▸ Task brief:
All of the data should be output character for character, except the pictures.

* start Extracted entries *

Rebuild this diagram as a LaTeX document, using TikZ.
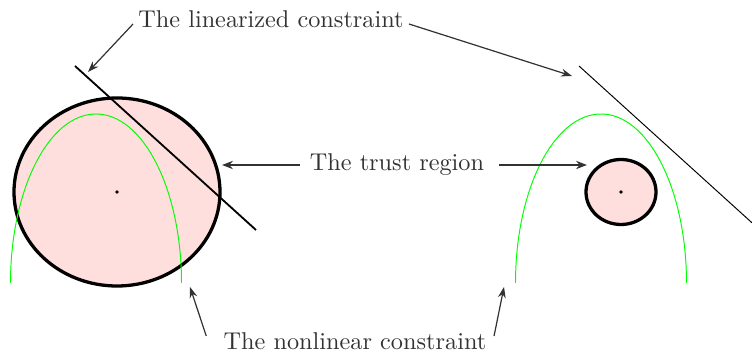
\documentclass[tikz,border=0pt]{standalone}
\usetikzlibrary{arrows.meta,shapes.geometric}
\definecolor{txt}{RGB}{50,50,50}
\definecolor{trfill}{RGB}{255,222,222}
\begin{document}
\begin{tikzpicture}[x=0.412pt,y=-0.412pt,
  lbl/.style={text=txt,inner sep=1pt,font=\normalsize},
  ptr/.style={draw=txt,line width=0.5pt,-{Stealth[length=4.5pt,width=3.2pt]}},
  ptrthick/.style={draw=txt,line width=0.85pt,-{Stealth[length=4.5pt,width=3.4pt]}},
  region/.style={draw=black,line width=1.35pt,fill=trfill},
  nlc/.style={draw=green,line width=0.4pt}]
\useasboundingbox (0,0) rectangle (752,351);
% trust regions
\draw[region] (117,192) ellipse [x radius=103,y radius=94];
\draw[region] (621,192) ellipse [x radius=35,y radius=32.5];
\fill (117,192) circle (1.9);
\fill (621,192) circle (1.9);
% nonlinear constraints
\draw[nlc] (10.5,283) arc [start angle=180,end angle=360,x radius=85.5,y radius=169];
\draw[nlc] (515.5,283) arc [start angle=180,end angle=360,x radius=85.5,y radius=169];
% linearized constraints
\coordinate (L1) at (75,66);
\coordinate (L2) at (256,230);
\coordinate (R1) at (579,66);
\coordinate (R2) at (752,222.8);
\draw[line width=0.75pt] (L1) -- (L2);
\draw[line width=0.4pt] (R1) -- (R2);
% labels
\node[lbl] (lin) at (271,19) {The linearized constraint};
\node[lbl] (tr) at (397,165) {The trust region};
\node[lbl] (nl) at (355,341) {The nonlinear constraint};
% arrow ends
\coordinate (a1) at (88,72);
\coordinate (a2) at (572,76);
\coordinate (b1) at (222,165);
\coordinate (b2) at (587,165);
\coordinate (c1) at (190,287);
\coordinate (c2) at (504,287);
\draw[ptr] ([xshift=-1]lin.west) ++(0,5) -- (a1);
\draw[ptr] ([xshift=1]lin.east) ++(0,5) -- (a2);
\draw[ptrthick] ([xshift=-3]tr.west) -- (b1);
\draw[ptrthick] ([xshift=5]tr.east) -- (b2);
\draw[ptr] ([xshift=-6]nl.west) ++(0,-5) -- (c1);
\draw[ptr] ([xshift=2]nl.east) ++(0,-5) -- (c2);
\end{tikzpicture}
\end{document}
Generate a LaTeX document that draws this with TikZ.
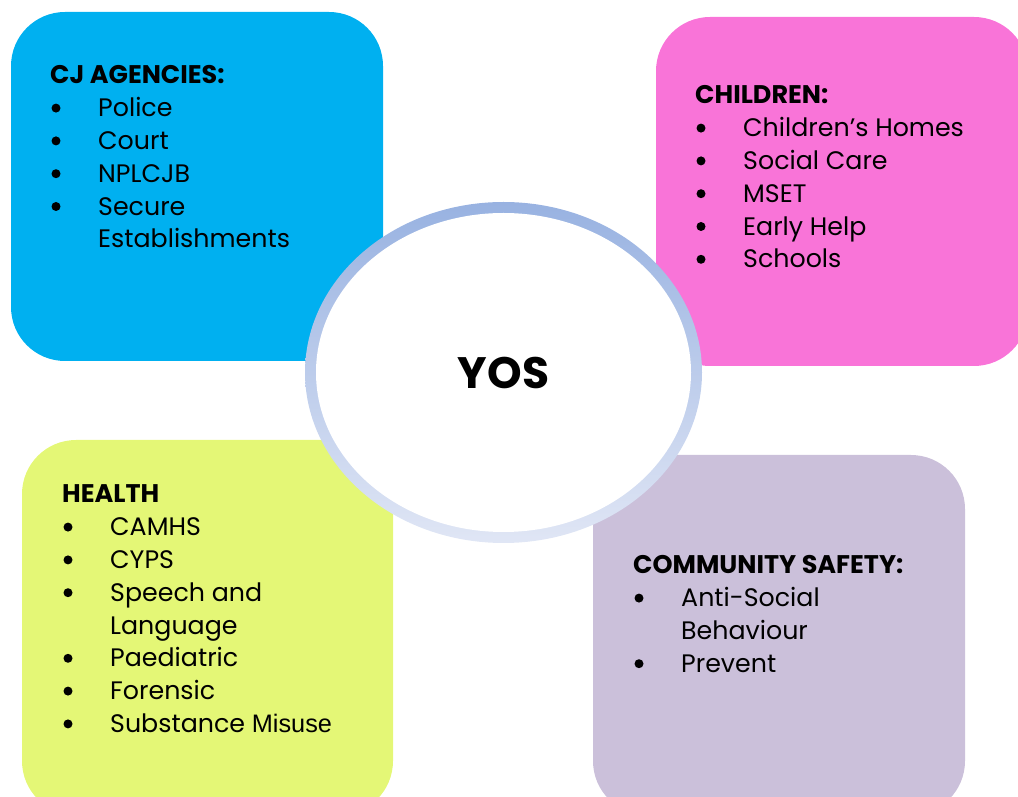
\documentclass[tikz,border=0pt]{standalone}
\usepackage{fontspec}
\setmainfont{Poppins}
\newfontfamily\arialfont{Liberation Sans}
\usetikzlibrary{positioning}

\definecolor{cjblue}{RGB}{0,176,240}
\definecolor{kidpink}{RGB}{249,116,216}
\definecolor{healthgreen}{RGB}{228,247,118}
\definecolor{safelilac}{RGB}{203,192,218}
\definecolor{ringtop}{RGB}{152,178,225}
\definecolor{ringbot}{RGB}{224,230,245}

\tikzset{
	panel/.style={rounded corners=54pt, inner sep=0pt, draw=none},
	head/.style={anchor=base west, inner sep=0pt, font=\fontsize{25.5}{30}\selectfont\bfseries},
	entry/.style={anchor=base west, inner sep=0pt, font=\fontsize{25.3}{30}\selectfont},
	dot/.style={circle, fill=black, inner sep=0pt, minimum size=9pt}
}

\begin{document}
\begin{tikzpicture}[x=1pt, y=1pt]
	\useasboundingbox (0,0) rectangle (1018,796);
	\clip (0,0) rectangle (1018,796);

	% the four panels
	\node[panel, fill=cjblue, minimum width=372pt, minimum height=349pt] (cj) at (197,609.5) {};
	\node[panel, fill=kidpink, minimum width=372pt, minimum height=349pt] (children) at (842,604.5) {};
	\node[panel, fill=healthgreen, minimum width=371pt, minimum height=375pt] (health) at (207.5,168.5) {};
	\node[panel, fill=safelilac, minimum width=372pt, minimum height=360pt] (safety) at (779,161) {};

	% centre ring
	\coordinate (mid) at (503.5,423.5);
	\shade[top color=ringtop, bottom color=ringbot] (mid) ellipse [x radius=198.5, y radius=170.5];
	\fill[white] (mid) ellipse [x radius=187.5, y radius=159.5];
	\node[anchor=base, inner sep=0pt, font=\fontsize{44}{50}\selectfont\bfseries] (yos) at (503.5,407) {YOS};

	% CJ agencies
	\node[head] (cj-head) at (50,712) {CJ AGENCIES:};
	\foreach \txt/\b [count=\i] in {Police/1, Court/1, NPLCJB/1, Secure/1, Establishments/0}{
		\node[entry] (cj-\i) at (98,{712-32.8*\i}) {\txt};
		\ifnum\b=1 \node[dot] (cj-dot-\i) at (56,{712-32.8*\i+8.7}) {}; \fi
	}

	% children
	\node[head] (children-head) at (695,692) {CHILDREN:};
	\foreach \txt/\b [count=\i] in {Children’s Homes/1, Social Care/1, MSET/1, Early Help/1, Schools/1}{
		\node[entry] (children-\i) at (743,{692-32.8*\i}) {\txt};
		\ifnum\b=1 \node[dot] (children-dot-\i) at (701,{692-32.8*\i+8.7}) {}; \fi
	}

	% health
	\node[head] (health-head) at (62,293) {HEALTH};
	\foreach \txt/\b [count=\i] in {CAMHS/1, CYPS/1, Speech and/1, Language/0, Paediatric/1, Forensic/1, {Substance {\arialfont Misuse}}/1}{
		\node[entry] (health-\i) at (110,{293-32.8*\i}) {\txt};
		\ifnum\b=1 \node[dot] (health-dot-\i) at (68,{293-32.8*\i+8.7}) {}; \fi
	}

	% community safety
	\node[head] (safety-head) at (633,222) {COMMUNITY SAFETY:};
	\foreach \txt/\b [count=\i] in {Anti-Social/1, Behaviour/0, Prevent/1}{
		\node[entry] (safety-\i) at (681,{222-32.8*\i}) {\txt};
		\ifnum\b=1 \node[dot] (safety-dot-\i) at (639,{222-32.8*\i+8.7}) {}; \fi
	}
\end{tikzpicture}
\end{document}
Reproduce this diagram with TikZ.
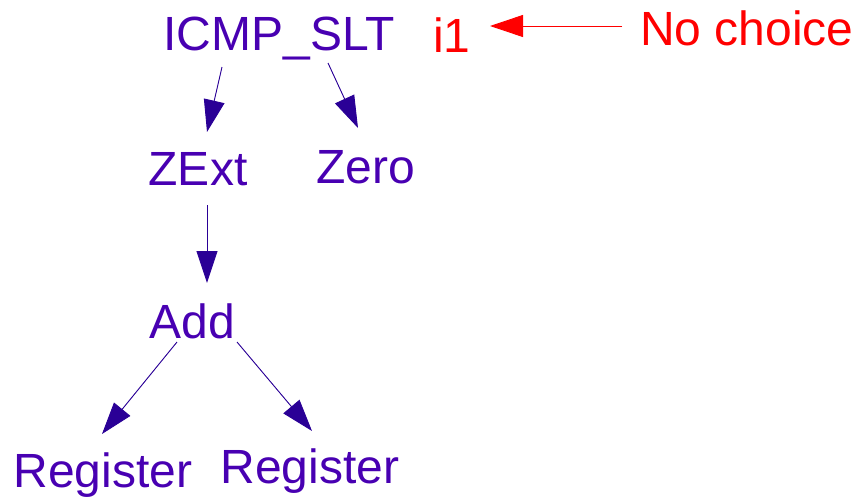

* end Extracted entries *

▸ Result of the exercise:
Rebuild this diagram as a LaTeX document, using TikZ.
\documentclass[tikz,border=0pt]{standalone}
\usetikzlibrary{arrows.meta,shapes.geometric}
\definecolor{txt}{RGB}{50,50,50}
\definecolor{trfill}{RGB}{255,222,222}
\begin{document}
\begin{tikzpicture}[x=0.412pt,y=-0.412pt,
  lbl/.style={text=txt,inner sep=1pt,font=\normalsize},
  ptr/.style={draw=txt,line width=0.5pt,-{Stealth[length=4.5pt,width=3.2pt]}},
  ptrthick/.style={draw=txt,line width=0.85pt,-{Stealth[length=4.5pt,width=3.4pt]}},
  region/.style={draw=black,line width=1.35pt,fill=trfill},
  nlc/.style={draw=green,line width=0.4pt}]
\useasboundingbox (0,0) rectangle (752,351);
% trust regions
\draw[region] (117,192) ellipse [x radius=103,y radius=94];
\draw[region] (621,192) ellipse [x radius=35,y radius=32.5];
\fill (117,192) circle (1.9);
\fill (621,192) circle (1.9);
% nonlinear constraints
\draw[nlc] (10.5,283) arc [start angle=180,end angle=360,x radius=85.5,y radius=169];
\draw[nlc] (515.5,283) arc [start angle=180,end angle=360,x radius=85.5,y radius=169];
% linearized constraints
\coordinate (L1) at (75,66);
\coordinate (L2) at (256,230);
\coordinate (R1) at (579,66);
\coordinate (R2) at (752,222.8);
\draw[line width=0.75pt] (L1) -- (L2);
\draw[line width=0.4pt] (R1) -- (R2);
% labels
\node[lbl] (lin) at (271,19) {The linearized constraint};
\node[lbl] (tr) at (397,165) {The trust region};
\node[lbl] (nl) at (355,341) {The nonlinear constraint};
% arrow ends
\coordinate (a1) at (88,72);
\coordinate (a2) at (572,76);
\coordinate (b1) at (222,165);
\coordinate (b2) at (587,165);
\coordinate (c1) at (190,287);
\coordinate (c2) at (504,287);
\draw[ptr] ([xshift=-1]lin.west) ++(0,5) -- (a1);
\draw[ptr] ([xshift=1]lin.east) ++(0,5) -- (a2);
\draw[ptrthick] ([xshift=-3]tr.west) -- (b1);
\draw[ptrthick] ([xshift=5]tr.east) -- (b2);
\draw[ptr] ([xshift=-6]nl.west) ++(0,-5) -- (c1);
\draw[ptr] ([xshift=2]nl.east) ++(0,-5) -- (c2);
\end{tikzpicture}
\end{document}
Generate a LaTeX document that draws this with TikZ.
\documentclass[tikz,border=0pt]{standalone}
\usepackage{fontspec}
\setmainfont{Poppins}
\newfontfamily\arialfont{Liberation Sans}
\usetikzlibrary{positioning}

\definecolor{cjblue}{RGB}{0,176,240}
\definecolor{kidpink}{RGB}{249,116,216}
\definecolor{healthgreen}{RGB}{228,247,118}
\definecolor{safelilac}{RGB}{203,192,218}
\definecolor{ringtop}{RGB}{152,178,225}
\definecolor{ringbot}{RGB}{224,230,245}

\tikzset{
	panel/.style={rounded corners=54pt, inner sep=0pt, draw=none},
	head/.style={anchor=base west, inner sep=0pt, font=\fontsize{25.5}{30}\selectfont\bfseries},
	entry/.style={anchor=base west, inner sep=0pt, font=\fontsize{25.3}{30}\selectfont},
	dot/.style={circle, fill=black, inner sep=0pt, minimum size=9pt}
}

\begin{document}
\begin{tikzpicture}[x=1pt, y=1pt]
	\useasboundingbox (0,0) rectangle (1018,796);
	\clip (0,0) rectangle (1018,796);

	% the four panels
	\node[panel, fill=cjblue, minimum width=372pt, minimum height=349pt] (cj) at (197,609.5) {};
	\node[panel, fill=kidpink, minimum width=372pt, minimum height=349pt] (children) at (842,604.5) {};
	\node[panel, fill=healthgreen, minimum width=371pt, minimum height=375pt] (health) at (207.5,168.5) {};
	\node[panel, fill=safelilac, minimum width=372pt, minimum height=360pt] (safety) at (779,161) {};

	% centre ring
	\coordinate (mid) at (503.5,423.5);
	\shade[top color=ringtop, bottom color=ringbot] (mid) ellipse [x radius=198.5, y radius=170.5];
	\fill[white] (mid) ellipse [x radius=187.5, y radius=159.5];
	\node[anchor=base, inner sep=0pt, font=\fontsize{44}{50}\selectfont\bfseries] (yos) at (503.5,407) {YOS};

	% CJ agencies
	\node[head] (cj-head) at (50,712) {CJ AGENCIES:};
	\foreach \txt/\b [count=\i] in {Police/1, Court/1, NPLCJB/1, Secure/1, Establishments/0}{
		\node[entry] (cj-\i) at (98,{712-32.8*\i}) {\txt};
		\ifnum\b=1 \node[dot] (cj-dot-\i) at (56,{712-32.8*\i+8.7}) {}; \fi
	}

	% children
	\node[head] (children-head) at (695,692) {CHILDREN:};
	\foreach \txt/\b [count=\i] in {Children’s Homes/1, Social Care/1, MSET/1, Early Help/1, Schools/1}{
		\node[entry] (children-\i) at (743,{692-32.8*\i}) {\txt};
		\ifnum\b=1 \node[dot] (children-dot-\i) at (701,{692-32.8*\i+8.7}) {}; \fi
	}

	% health
	\node[head] (health-head) at (62,293) {HEALTH};
	\foreach \txt/\b [count=\i] in {CAMHS/1, CYPS/1, Speech and/1, Language/0, Paediatric/1, Forensic/1, {Substance {\arialfont Misuse}}/1}{
		\node[entry] (health-\i) at (110,{293-32.8*\i}) {\txt};
		\ifnum\b=1 \node[dot] (health-dot-\i) at (68,{293-32.8*\i+8.7}) {}; \fi
	}

	% community safety
	\node[head] (safety-head) at (633,222) {COMMUNITY SAFETY:};
	\foreach \txt/\b [count=\i] in {Anti-Social/1, Behaviour/0, Prevent/1}{
		\node[entry] (safety-\i) at (681,{222-32.8*\i}) {\txt};
		\ifnum\b=1 \node[dot] (safety-dot-\i) at (639,{222-32.8*\i+8.7}) {}; \fi
	}
\end{tikzpicture}
\end{document}
Reproduce this diagram with TikZ.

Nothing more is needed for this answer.